Writer: Bahar ÖnderolBahar Önderol

Do you think apologizing will make you look weak as a leader?
Do Leaders Apologize?

Today, I was listening to BBC Radio 4's Word of Mouth program, where Sociology professor Louise Mullany discussed the British habit of apologising. I learned that the average British person apologizes around eight times a day. This made me ponder: what about Turkish people? Observing our politicians, it is obvious that we do not like apologizing at all. This reluctance to apologize extends to our workplaces, particularly among management. When managers make mistakes, they struggle to admit it and often resort to expressing remorse through their actions rather than their words.


Why is it so hard to simply say "I'm sorry"?


The difficulty in apologizing can be rooted in individual psychology but is also deeply embedded in cultural norms. In Turkish culture, there is a strong emphasis on preserving pride and honour. Traditionally, parents are not expected to apologize to their children, teachers to their students, or managers to their employees. The fear is that apologizing will diminish their reputation and undermine their authority, making them appear weak. Many managers believe that to be strong, assertive, and competitive, they must avoid apologies. They worry that an apology might be perceived as a sign of weakness, opening the door to challenges and questions about their leadership. In my career, I have seen a manager apologize only once—and he was British!


Our behaviours are heavily influenced by the culture we live in, often in ways we don't consciously question. Psychologist Doğan Cüceoğlu refers to this phenomenon as cultural robotics. Although I consider myself someone who does not hesitate to apologize, I realize that, especially at the beginning of my leadership journey, I wasn’t brave enough in this regard. Witnessing the positive impact of a manager who apologized to me helped change my prejudices about apologizing.

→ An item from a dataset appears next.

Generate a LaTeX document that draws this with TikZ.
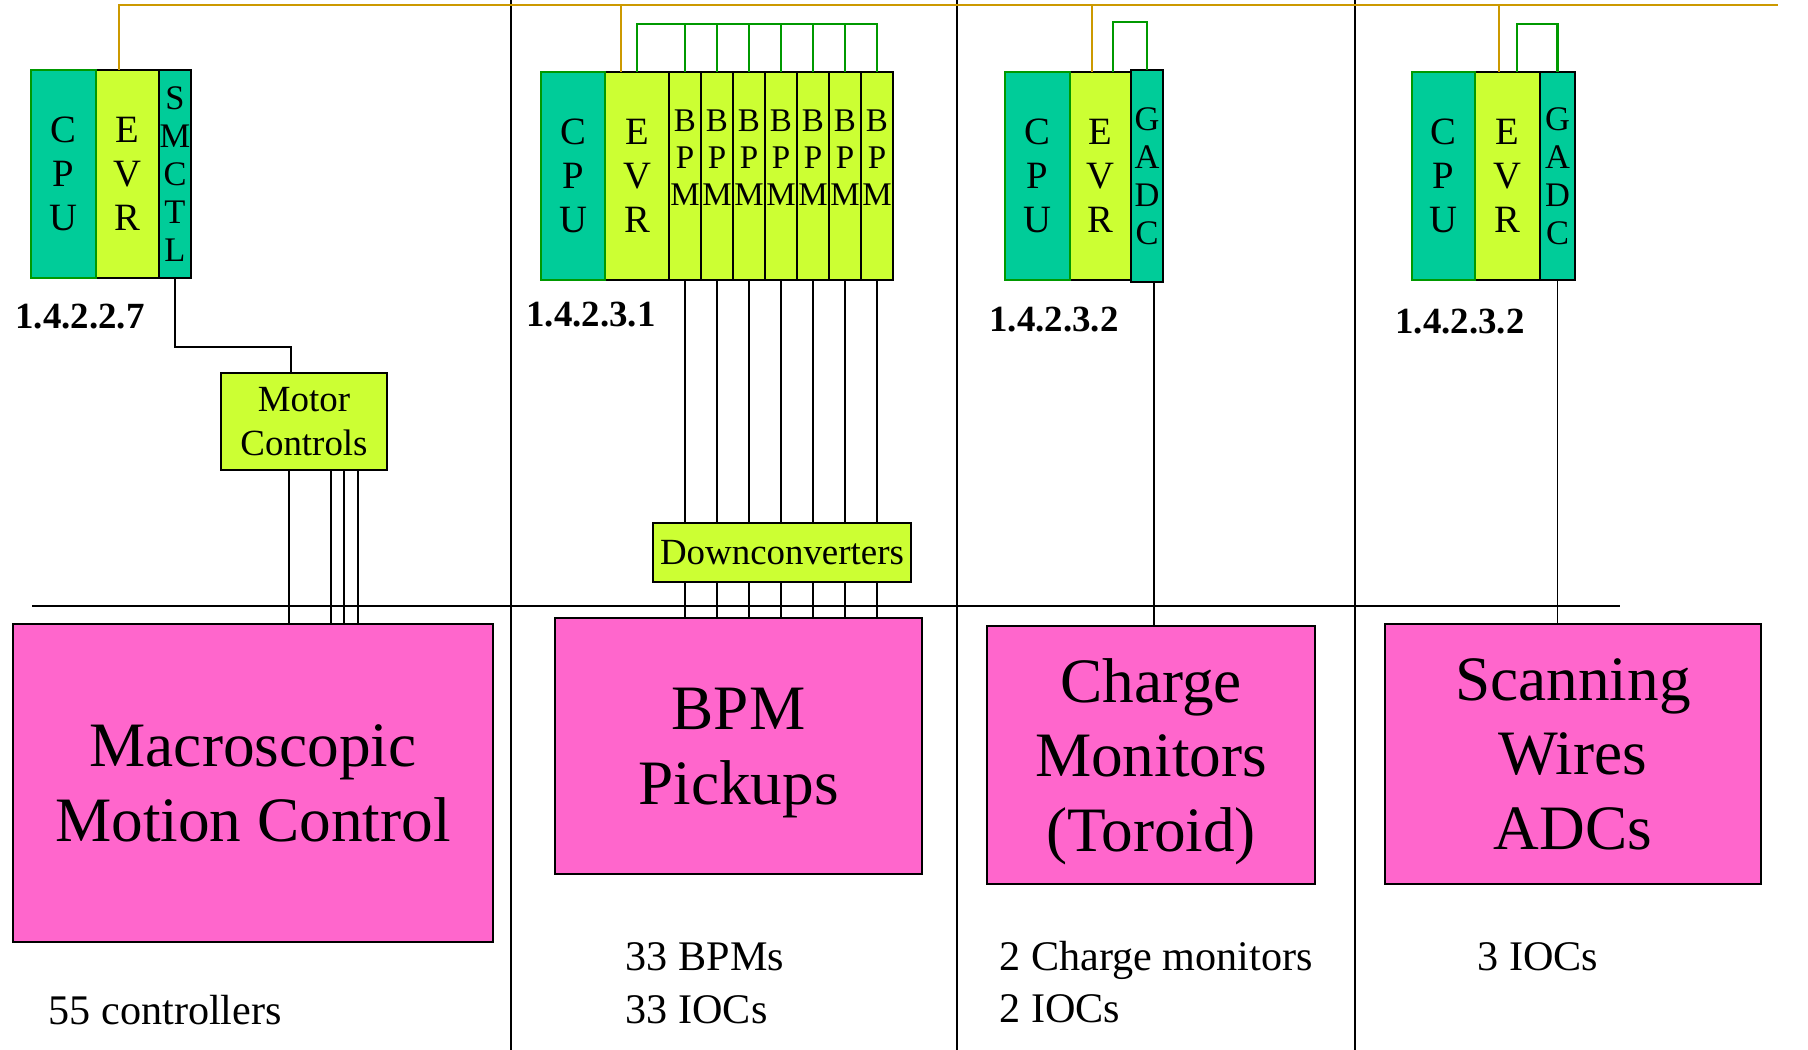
\documentclass[tikz,border=0pt]{standalone}
\usepackage{fontspec}
\setmainfont{Liberation Serif}
\usetikzlibrary{positioning,calc}
\definecolor{iocteal}{HTML}{00CC99}
\definecolor{ioclime}{HTML}{CCFF33}
\definecolor{devpink}{HTML}{FF66CC}
\definecolor{timegold}{HTML}{CC9900}
\definecolor{trigreen}{HTML}{009900}
\tikzset{
    every node/.style={font=\small},
    module/.style={draw=black,line width=0.6pt,inner sep=0pt,outer sep=0pt,align=center,minimum height=20.8mm},
    cpu/.style={module,draw=trigreen,fill=iocteal,font=\fontsize{11}{12.5}\selectfont},
    evr/.style={module,fill=ioclime,font=\fontsize{11}{12.5}\selectfont},
    slot/.style={module,minimum width=3.2mm,font=\fontsize{9.8}{10.8}\selectfont},
    bpm/.style={slot,fill=ioclime,font=\fontsize{9.4}{10.5}\selectfont},
    crateid/.style={font=\bfseries\fontsize{10.5}{12}\selectfont},
    ctrlbox/.style={draw=black,fill=ioclime,line width=0.6pt,inner sep=0pt,align=center,font=\fontsize{10.5}{12.6}\selectfont},
    sysbox/.style={draw=black,fill=devpink,line width=0.7pt,inner sep=0pt,align=center,text depth=0pt,font=\fontsize{18}{21.3}\selectfont},
    count/.style={anchor=west,align=left,inner sep=0pt,font=\fontsize{12}{15}\selectfont},
    wire/.style={draw=black,line width=0.5pt},
    timing/.style={draw=timegold,line width=0.6pt},
    trig/.style={draw=trigreen,line width=0.6pt},
    divider/.style={draw=black,line width=0.6pt}
}

\begin{document}
\begin{tikzpicture}[x=0.1mm,y=-0.1mm]
\useasboundingbox (0,0) rectangle (1808,1050);

% section dividers
\draw[divider] (511,0) -- (511,1050);
\draw[divider] (957,0) -- (957,1050);
\draw[divider] (1355,0) -- (1355,1050);
\draw[divider] (32,606) -- (1620,606);

% crate 1.4.2.2.7
\node[evr,anchor=north west,minimum width=6.3mm] (evrA) at (96,70) {E\\V\\R};
\node[cpu,left=0pt of evrA,minimum width=6.5mm] (cpuA) {C\\P\\U};
\node[slot,fill=iocteal,right=0pt of evrA] (smctl) {S\\M\\C\\T\\L};
\node[crateid] (idA) at (80,317) {1.4.2.2.7};

% crate 1.4.2.3.1
\node[evr,anchor=north west,minimum width=6.4mm] (evrB) at (605,72) {E\\V\\R};
\node[cpu,left=0pt of evrB,minimum width=6.4mm] (cpuB) {C\\P\\U};
\node[bpm,right=0pt of evrB] (bpm1) {B\\P\\M\\\mbox{}};
\foreach \k [count=\j from 1] in {2,...,7}
  \node[bpm,right=0pt of bpm\j] (bpm\k) {B\\P\\M\\\mbox{}};
\node[crateid] (idB) at (591,315) {1.4.2.3.1};

% crate 1.4.2.3.2 (charge)
\node[evr,anchor=north west,minimum width=6.1mm] (evrC) at (1070,72) {E\\V\\R};
\node[cpu,left=0pt of evrC,minimum width=6.5mm] (cpuC) {C\\P\\U};
\node[slot,fill=iocteal,right=0pt of evrC,minimum height=21.2mm] (gadcC) {G\\A\\D\\C};
\node[crateid] (idC) at (1054,320) {1.4.2.3.2};

% crate 1.4.2.3.2 (wires)
\node[evr,anchor=north west,minimum width=6.5mm] (evrD) at (1475,72) {E\\V\\R};
\node[cpu,left=0pt of evrD,minimum width=6.3mm] (cpuD) {C\\P\\U};
\node[slot,fill=iocteal,right=0pt of evrD,minimum width=3.5mm] (gadcD) {G\\A\\D\\C};
\node[crateid] (idD) at (1460,322) {1.4.2.3.2};

% front end boxes
\node[ctrlbox,minimum width=16.6mm,minimum height=9.7mm] (motor) at (304,421.5) {Motor\\Controls};
\node[ctrlbox,minimum width=25.8mm,minimum height=5.9mm] (dc) at (782,552.5) {Downconverters};

\node[sysbox,minimum width=48mm,minimum height=31.8mm] (macro) at (253,783) {Macroscopic\\Motion Control};
\node[sysbox,minimum width=36.7mm,minimum height=25.6mm] (pick) at (738.5,746) {BPM\\Pickups};
\node[sysbox,minimum width=32.8mm,minimum height=25.8mm] (chg) at (1151,755) {Charge\\Monitors\\(Toroid)};
\node[sysbox,minimum width=37.6mm,minimum height=26mm] (scan) at (1573,754) {Scanning\\Wires\\ADCs};

\node[count] (cntA) at (48,1010) {55 controllers};
\node[count] (cntB) at (625,983) {33 BPMs\\33 IOCs};
\node[count] (cntC) at (999,982) {2 Charge monitors\\2 IOCs};
\node[count] (cntD) at (1477,957) {3 IOCs};

% timing fan-out
\coordinate (tEnd) at (1778,5);
\draw[timing] ([xshift=2.3mm]evrA.north west) |- (tEnd);
\draw[timing] ([xshift=1.6mm]evrB.north west) |- (tEnd);
\draw[timing] ([xshift=2.2mm]evrC.north west) |- (tEnd);
\draw[timing] ([xshift=2.4mm]evrD.north west) |- (tEnd);

% triggers
\coordinate (busB) at (0,24);
\draw[trig] (evrB.north) |- (bpm7.north |- busB) -- (bpm7.north);
\foreach \k in {1,...,6}
  \draw[trig] (bpm\k.north) -- (bpm\k.north |- busB);
\draw[trig] ([xshift=4.3mm]evrC.north west) -- ++(0,-50) -| (gadcC.north);
\draw[trig] ([xshift=4.2mm]evrD.north west) -- ++(0,-48) -| (gadcD.north);

% signal wiring
\draw[wire] (smctl.south) -- ++(0,69) -| ([xshift=-1.3mm]motor.north);
\foreach \dx in {-1.5,2.7,4.0,5.4}
  \draw[wire] ([xshift=\dx mm]motor.south) -- ([xshift=\dx mm]motor.south |- macro.north);
\foreach \k in {1,...,7} {
  \draw[wire] (bpm\k.south) -- (bpm\k.south |- dc.north);
  \draw[wire] (bpm\k.south |- dc.south) -- (bpm\k.south |- pick.north);
}
\draw[wire] ([xshift=0.7mm]gadcC.south) -- ([xshift=0.7mm]gadcC.south |- chg.north);
\draw[wire] (gadcD.south) -- (gadcD.south |- scan.north);
\end{tikzpicture}
\end{document}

Good leaders possess the ability to reflect on situations, make sense of failures or mistakes, and openly accept and express them. Whether you have scolded an employee for missing a deadline or created tension by acting angrily during a team meeting, a sincere and heartfelt apology will mean a lot to your employees. It will make you a better and more respected leader. Apologizing does not make you look weak; rather, it shows your human side and demonstrates that you are taking responsibility.


When apologizing, avoid using words like "if" and "but". Phrases such as "I'm sorry I couldn't get back to you, but I was too busy," dilute the apology's sincerity. Similarly, saying "I'm sorry if I upset you" can come across as judgmental, implying the other person is overly sensitive, shifting blame onto the targeted person and not taking personal responsibility at all. These non-apologies aren’t just weak; they can actually inflict more harm and exacerbate hurt feelings. Instead, make a straightforward and sincere apology.


Embrace the courage to confront and express your own mistakes. This openness not only humanizes you as a leader but also sets a powerful example for your team. By showing vulnerability, you create a safe space for others to do the same, fostering an environment of respect and trust.